Wolf, T. E., Mangwiro, N., Fasina, F. O. et al. 2020. Non-invasive monitoring of adrenocortical function in female domestic pigs using saliva and faeces as sample matrices. PLoS ONE 15(6): e0234971.

Intensive pig management involves in a commercial setting the housing and implementation of certain procedures, such as castration and tail docking, which may be stressful for the animal. Good farming practices include the reduction of stress due to management processes, but assessing the level of stress perceived entirely through behavioural observations can be challenging. The monitoring stress-related physiological markers, like glucocorticoids (GC), can be an accurate alternative that would presumably be more objective.

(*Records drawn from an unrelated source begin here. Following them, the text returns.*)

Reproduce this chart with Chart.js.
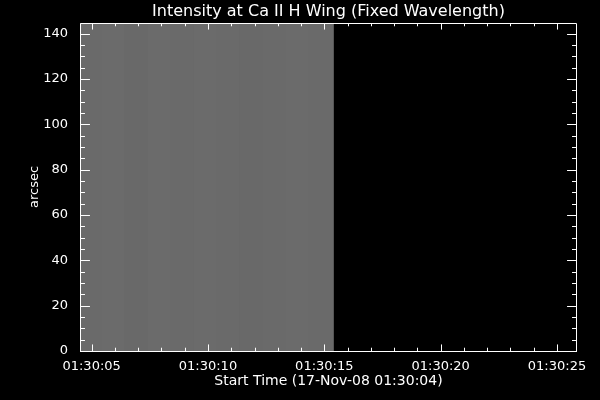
<!DOCTYPE html>
<html>
<head>
<meta charset="utf-8">
<script src="https://cdn.jsdelivr.net/npm/chart.js@4"></script>
<style>
	html, body { margin: 0; padding: 0; background: #000; }
	#wrap { width: 600px; height: 400px; }
</style>
</head>
<body>
<div id="wrap"><canvas id="chart"></canvas></div>
<script>
// seconds after 01:30:00
const xMin = 4.5;
const xMax = 25.86;
const yMin = 0;
const yMax = 144.7;

// image columns (centre time, s) and their grey level (0-255)
const columnTimes = [4.99, 5.98, 6.96, 7.95, 8.94, 9.93, 10.91, 11.90, 12.89, 13.87, 14.86];
const columnGrey = [106, 107, 105, 107, 106, 107, 106, 105, 106, 107, 106];
const edgeTime = 15.33;

const xTickValues = [5, 10, 15, 20, 25];
const xTickLabels = ['01:30:05', '01:30:10', '01:30:15', '01:30:20', '01:30:25'];
const xMinorTicks = [6, 7, 8, 9, 11, 12, 13, 14, 16, 17, 18, 19, 21, 22, 23, 24];
const yTickValues = [0, 20, 40, 60, 80, 100, 120, 140];
const yMinorTicks = [5, 10, 15, 25, 30, 35, 45, 50, 55, 65, 70, 75, 85, 90, 95, 105, 110, 115, 125, 130, 135];


// black page + IDL style box with inward ticks on all four sides
const idlFrame = {
	id: 'idlFrame',
	beforeDraw(chart) {
		const ctx = chart.ctx;
		ctx.save();
		ctx.fillStyle = '#000';
		ctx.fillRect(0, 0, chart.width, chart.height);
		ctx.restore();
	},
	afterDatasetsDraw(chart) {
		const {ctx, chartArea: a, scales: {x, y}} = chart;
		const xLen = (a.bottom - a.top) * 0.02;
		const yLen = (a.right - a.left) * 0.02;
		ctx.save();
		ctx.strokeStyle = '#fff';
		ctx.lineWidth = 1;
		ctx.beginPath();
		ctx.rect(Math.round(a.left) + 0.5, Math.round(a.top) + 0.5, Math.round(a.right - a.left) - 1, Math.round(a.bottom - a.top));
		const xTick = (v, len)=>{
			const px = Math.round(x.getPixelForValue(v)) + 0.5;
			ctx.moveTo(px, a.bottom); ctx.lineTo(px, a.bottom - len);
			ctx.moveTo(px, a.top); ctx.lineTo(px, a.top + len);
		};
		const yTick = (v, len)=>{
			const py = Math.round(y.getPixelForValue(v)) + 0.5;
			ctx.moveTo(a.left, py); ctx.lineTo(a.left + len, py);
			ctx.moveTo(a.right, py); ctx.lineTo(a.right - len, py);
		};
		xTickValues.forEach(v=>xTick(v, xLen));
		xMinorTicks.forEach(v=>xTick(v, xLen / 2));
		yTickValues.forEach(v=>yTick(v, yLen));
		yMinorTicks.forEach(v=>yTick(v, yLen / 2));
		ctx.stroke();
		ctx.restore();
	}
};

const font = { family: 'DejaVu Sans', size: 13, lineHeight: 1 };

new Chart(document.getElementById('chart'), {
	type: 'bar',
	data: {
		datasets: [
			{
				label: 'Intensity',
				data: columnTimes.map(t=>({ x: t, y: [yMin, yMax] })),
				backgroundColor: columnGrey.map(g=>`rgb(${g}, ${g}, ${g})`),
				borderWidth: 0,
				barPercentage: 1.12,
				categoryPercentage: 1,
				grouped: false
			},
			{
				label: 'edge',
				type: 'line',
				data: [{ x: edgeTime, y: yMin }, { x: edgeTime, y: yMax }],
				borderColor: 'rgb(58, 58, 58)',
				borderWidth: 1.2,
				pointRadius: 0
			}
		]
	},
	options: {
		responsive: true,
		maintainAspectRatio: false,
		animation: false,
		layout: { padding: { left: 0, right: 23, top: 0, bottom: 0 } },
		plugins: {
			legend: { display: false },
			tooltip: { enabled: false },
			title: {
				display: true,
				text: 'Intensity at Ca II H Wing (Fixed Wavelength)',
				color: '#fff',
				fullSize: false,
				font: { family: 'DejaVu Sans', size: 16, weight: 'normal', lineHeight: 1 },
				padding: { top: 4, bottom: 3 }
			}
		},
		scales: {
			x: {
				type: 'linear',
				min: xMin,
				max: xMax,
				offset: false,
				grid: { display: false, offset: false },
				border: { display: false },
				afterBuildTicks: s=>{ s.ticks = xTickValues.map(v=>({ value: v })); },
				afterFit: s=>{ s.height = 49; },
				ticks: {
					color: '#fff',
					font,
					padding: 1,
					maxRotation: 0,
					autoSkip: false,
					callback: v=>xTickLabels[xTickValues.indexOf(v)]
				},
				title: {
					display: true,
					text: 'Start Time (17-Nov-08 01:30:04)',
					color: '#fff',
					font: { family: 'DejaVu Sans', size: 14, lineHeight: 1 },
					padding: { top: 12, bottom: 12 }
				}
			},
			y: {
				min: yMin,
				max: yMax,
				grid: { display: false },
				border: { display: false },
				afterBuildTicks: s=>{ s.ticks = yTickValues.map(v=>({ value: v })); },
				afterFit: s=>{ s.width = 80; },
				ticks: {
					color: '#fff',
					font,
					padding: 4,
					callback: v=>String(v)
				},
				title: {
					display: true,
					text: 'arcsec',
					color: '#fff',
					font,
					padding: { top: 28, bottom: 28 }
				}
			}
		}
	},
	plugins: [idlFrame]
});
</script>
</body>
</html>
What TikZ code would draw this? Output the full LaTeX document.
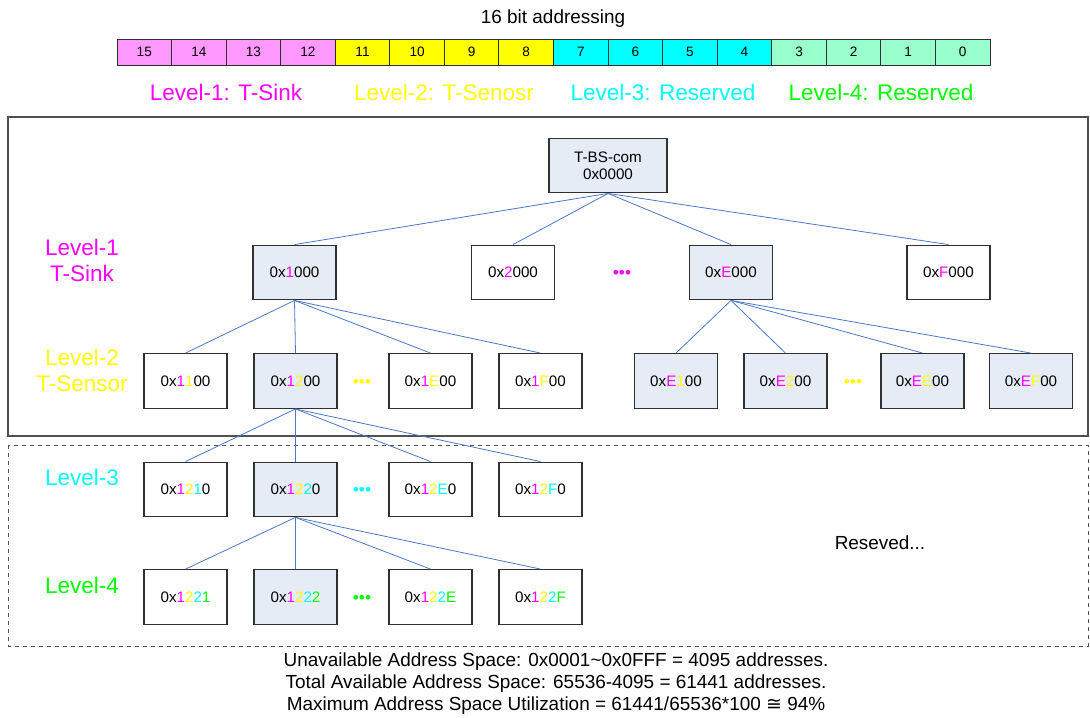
\documentclass[tikz,border=0pt]{standalone}
\usepackage{fontspec}
\setmainfont{Liberation Sans}
\newfontfamily\symfont{DejaVu Sans}
\definecolor{pkfill}{HTML}{FF99FF}
\definecolor{ylfill}{HTML}{FFFF00}
\definecolor{cyfill}{HTML}{00FFFF}
\definecolor{grfill}{HTML}{99FFCC}
\definecolor{mgtxt}{HTML}{FF00FF}
\definecolor{yltxt}{HTML}{FFFF00}
\definecolor{cytxt}{HTML}{00FFFF}
\definecolor{grtxt}{HTML}{00FF00}
\definecolor{boxfill}{HTML}{E6ECF6}
\definecolor{boxline}{HTML}{303030}
\definecolor{connline}{HTML}{4A78C8}
\definecolor{frameline}{HTML}{505050}
\newcommand{\mgd}[1]{\textcolor{mgtxt}{#1}}
\newcommand{\yld}[1]{\textcolor{yltxt}{#1}}
\newcommand{\cyd}[1]{\textcolor{cytxt}{#1}}
\newcommand{\grd}[1]{\textcolor{grtxt}{#1}}
\tikzset{
  addrbox/.style={draw=boxline, line width=0.9pt, minimum width=62.25pt, minimum height=41pt, inner sep=0pt, font=\fontsize{11.4}{13}\selectfont},
  shaded/.style={addrbox, fill=boxfill},
  plainbox/.style={addrbox, fill=white},
  bitcell/.style={draw=boxline, line width=0.7pt, minimum width=40.92pt, minimum height=19.5pt, inner sep=0pt, font=\fontsize{10.2}{12}\selectfont},
  conn/.style={draw=connline, line width=0.6pt},
  lvlhead/.style={font=\fontsize{16.9}{19.5}\selectfont, align=center, inner sep=0pt},
  dotsnode/.style={font=\fontsize{13}{14}\selectfont, inner sep=0pt},
  plaintext/.style={font=\fontsize{14.2}{16.5}\selectfont, align=center, inner sep=0pt},
}
\begin{document}
\begin{tikzpicture}[x=0.75pt, y=-0.75pt]
\useasboundingbox (0,0) rectangle (1090,718);

% title and bit row
\node[plaintext] (title) at (553,19) {16 bit addressing};
\foreach \b/\c [count=\i from 0] in {15/pkfill,14/pkfill,13/pkfill,12/pkfill,11/ylfill,10/ylfill,9/ylfill,8/ylfill,7/cyfill,6/cyfill,5/cyfill,4/cyfill,3/grfill,2/grfill,1/grfill,0/grfill}
  \node[bitcell, fill=\c] (bit\b) at ({117+54.5625*(\i+0.5)},52) {\b};

\node[lvlhead, text=mgtxt] (hl1) at (226,92) {Level-1: T-Sink};
\node[lvlhead, text=yltxt] (hl2) at (444,92) {Level-2: T-Senosr};
\node[lvlhead, text=cytxt] (hl3) at (663,92) {Level-3: Reserved};
\node[lvlhead, text=grtxt] (hl4) at (881,92) {Level-4: Reserved};

% frames
\draw[frameline, line width=0.9pt] (8,117) rectangle (1088,436);
\draw[frameline, line width=0.7pt, dashed] (8,445) rectangle (1088,646);

% side labels
\node[lvlhead, text=mgtxt] (sl1) at (82,260) {Level-1\\T-Sink};
\node[lvlhead, text=yltxt] (sl2) at (82,370) {Level-2\\T-Sensor};
\node[lvlhead, text=cytxt] (sl3) at (82,477) {Level-3};
\node[lvlhead, text=grtxt] (sl4) at (82,585) {Level-4};

% root
\node[shaded, minimum width=88.5pt, align=center, font=\fontsize{11.4}{12.8}\selectfont] (root) at (608,165.5) {T-BS-com\\0x0000};

% level 1
\node[shaded] (a1) at (294.5,272.5) {0x\mgd{1}000};
\node[plainbox] (a2) at (513,272.5) {0x\mgd{2}000};
\node[dotsnode, text=mgtxt] (d1) at (622,274) {•••};
\node[shaded] (aE) at (731,272.5) {0x\mgd{E}000};
\node[plainbox] (aF) at (948.5,272.5) {0x\mgd{F}000};

% level 2
\node[plainbox] (b11) at (185.5,381) {0x\mgd{1}\yld{1}00};
\node[shaded] (b12) at (295.5,381) {0x\mgd{1}\yld{2}00};
\node[dotsnode, text=yltxt] (d2) at (362,383) {•••};
\node[plainbox] (b1E) at (430.5,381) {0x\mgd{1}\yld{E}00};
\node[plainbox] (b1F) at (540.5,381) {0x\mgd{1}\yld{F}00};
\node[shaded] (bE1) at (676,381) {0x\mgd{E}\yld{1}00};
\node[shaded] (bE2) at (785.5,381) {0x\mgd{E}\yld{2}00};
\node[dotsnode, text=yltxt] (d2e) at (853,383) {•••};
\node[shaded] (bEE) at (922.5,381) {0x\mgd{E}\yld{E}00};
\node[shaded] (bEF) at (1031,381) {0x\mgd{E}\yld{F}00};

% level 3
\node[plainbox] (c1) at (185.5,489.5) {0x\mgd{1}\yld{2}\cyd{1}0};
\node[shaded] (c2) at (295.5,489.5) {0x\mgd{1}\yld{2}\cyd{2}0};
\node[dotsnode, text=cytxt] (d3) at (362,491) {•••};
\node[plainbox] (cE) at (430.5,489.5) {0x\mgd{1}\yld{2}\cyd{E}0};
\node[plainbox] (cF) at (540.5,489.5) {0x\mgd{1}\yld{2}\cyd{F}0};

% level 4
\node[plainbox] (e1) at (185.5,597) {0x\mgd{1}\yld{2}\cyd{2}\grd{1}};
\node[shaded] (e2) at (295.5,597) {0x\mgd{1}\yld{2}\cyd{2}\grd{2}};
\node[dotsnode, text=grtxt] (d4) at (362,599) {•••};
\node[plainbox] (eE) at (430.5,597) {0x\mgd{1}\yld{2}\cyd{2}\grd{E}};
\node[plainbox] (eF) at (540.5,597) {0x\mgd{1}\yld{2}\cyd{2}\grd{F}};

% connectors
\foreach \t in {a1,a2,aE,aF} \draw[conn] (root.south) -- (\t.north);
\foreach \t in {b11,b12,b1E,b1F} \draw[conn] (a1.south) -- (\t.north);
\foreach \t in {bE1,bE2,bEE,bEF} \draw[conn] (aE.south) -- (\t.north);
\foreach \t in {c1,c2,cE,cF} \draw[conn] (b12.south) -- (\t.north);
\foreach \t in {e1,e2,eE,eF} \draw[conn] (c2.south) -- (\t.north);

\node[plaintext] (res) at (880,543) {Reseved...};

\node[plaintext] (summary) at (556,684) {Unavailable Address Space: 0x0001\textasciitilde 0x0FFF = 4095 addresses.\\Total Available Address Space: 65536-4095 = 61441 addresses.\\Maximum Address Space Utilization = 61441/65536*100 {\symfont ≅} 94\%};
\end{tikzpicture}
\end{document}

In order to avoid an additional stressor by taking blood, a non-invasive approach is advisable. We used an adrenocorticotropic hormone (ACTH) stimulation test and the effect of transport to examine the suitability of different enzyme immunoassays (EIAs) for monitoring adrenocortical function in domestic pigs using saliva and faeces as sample matrices. An assay measuring faecal glucocorticoid metabolites (fGCMs) with a 3ß,11ß-diol group has proven suited to determine adrenocortical activity, showing an overall increase of 180% in fGCM concentrations related to ACTH administration and of 70% related to transport, respectively. A cortisol EIA was used to detect salivary glucocorticoid (sGC) concentrations, revealing a 1100% increase in sGC concentrations after ACTH administration. The stability of fGCM concentrations post-defecation was determined to assess possible changes in measured fGCM concentrations in unpreserved faecal material over time, with fGCM concentrations being relatively stable (maximal 12% change) under natural conditions for approximately two days after defecation. This implicates that untreated faecal material from pigs can be analysed for up to two days after collection without appreciable level of depreciation in fGCM concentrations. Being able to assess the physiological stress response of domestic pigs non-invasively can help to improve the well-being of commercially reared pigs.